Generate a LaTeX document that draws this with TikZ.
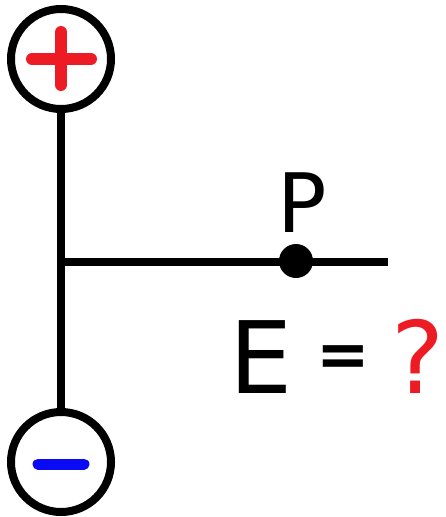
\documentclass[tikz,border=0pt]{standalone}
\usepackage{fontspec}
\setmainfont{DejaVu Sans}
\usetikzlibrary{positioning}
\definecolor{signred}{RGB}{237,28,36}
\definecolor{signblue}{RGB}{10,10,245}

\begin{document}
\begin{tikzpicture}[
  x=1pt, y=-1pt,
  charge/.style={draw, circle, line width=8pt, minimum size=100pt, inner sep=0pt},
  wire/.style={line width=8pt},
  sign/.style={line width=12pt, line cap=round},
  pointdot/.style={circle, fill=black, minimum size=34pt, inner sep=0pt},
  big/.style={inner sep=0pt, font=\fontsize{100}{100}\selectfont}
]
  \useasboundingbox (0,0) rectangle (445,517);

  % charges
  \node[charge] (pos) at (61,59) {};
  \node[charge] (neg) at (61,462) {};
  \draw[sign, signred] ([xshift=-29pt]pos.center) -- ([xshift=30pt]pos.center);
  \draw[sign, signred] ([yshift=27pt]pos.center) -- ([yshift=-26pt]pos.center);
  \draw[sign, signblue, line width=11pt] ([xshift=-23pt,yshift=-2pt]neg.center) -- ([xshift=23pt,yshift=-2pt]neg.center);

  % wires
  \coordinate (junc) at (61,262);
  \coordinate (tip) at (388,262);
  \draw[wire] (pos.south) -- (neg.north);
  \draw[wire] (junc) -- (tip);

  % point P
  \node[pointdot] (P) at (296,261) {};
  \node[big, anchor=base, font=\fontsize{82}{82}\selectfont] (plabel) at (302,232) {P};

  % E = ?
  \node[big, anchor=base] (E) at (261,393) {E};
  \node[big, anchor=center, font=\fontsize{64}{64}\selectfont\bfseries] (eq) at (343,361) {=};
  \node[big, anchor=base, text=signred] (q) at (418,393) {?};
\end{tikzpicture}
\end{document}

※ ※ ※

SET EXERCISE: Repeat the data exactly, excluding the pictures.

ANSWER TO THE PROBLEM:
Generate a LaTeX document that draws this with TikZ.
\documentclass[tikz,border=0pt]{standalone}
\usepackage{fontspec}
\setmainfont{DejaVu Sans}
\usetikzlibrary{positioning}
\definecolor{signred}{RGB}{237,28,36}
\definecolor{signblue}{RGB}{10,10,245}

\begin{document}
\begin{tikzpicture}[
  x=1pt, y=-1pt,
  charge/.style={draw, circle, line width=8pt, minimum size=100pt, inner sep=0pt},
  wire/.style={line width=8pt},
  sign/.style={line width=12pt, line cap=round},
  pointdot/.style={circle, fill=black, minimum size=34pt, inner sep=0pt},
  big/.style={inner sep=0pt, font=\fontsize{100}{100}\selectfont}
]
  \useasboundingbox (0,0) rectangle (445,517);

  % charges
  \node[charge] (pos) at (61,59) {};
  \node[charge] (neg) at (61,462) {};
  \draw[sign, signred] ([xshift=-29pt]pos.center) -- ([xshift=30pt]pos.center);
  \draw[sign, signred] ([yshift=27pt]pos.center) -- ([yshift=-26pt]pos.center);
  \draw[sign, signblue, line width=11pt] ([xshift=-23pt,yshift=-2pt]neg.center) -- ([xshift=23pt,yshift=-2pt]neg.center);

  % wires
  \coordinate (junc) at (61,262);
  \coordinate (tip) at (388,262);
  \draw[wire] (pos.south) -- (neg.north);
  \draw[wire] (junc) -- (tip);

  % point P
  \node[pointdot] (P) at (296,261) {};
  \node[big, anchor=base, font=\fontsize{82}{82}\selectfont] (plabel) at (302,232) {P};

  % E = ?
  \node[big, anchor=base] (E) at (261,393) {E};
  \node[big, anchor=center, font=\fontsize{64}{64}\selectfont\bfseries] (eq) at (343,361) {=};
  \node[big, anchor=base, text=signred] (q) at (418,393) {?};
\end{tikzpicture}
\end{document}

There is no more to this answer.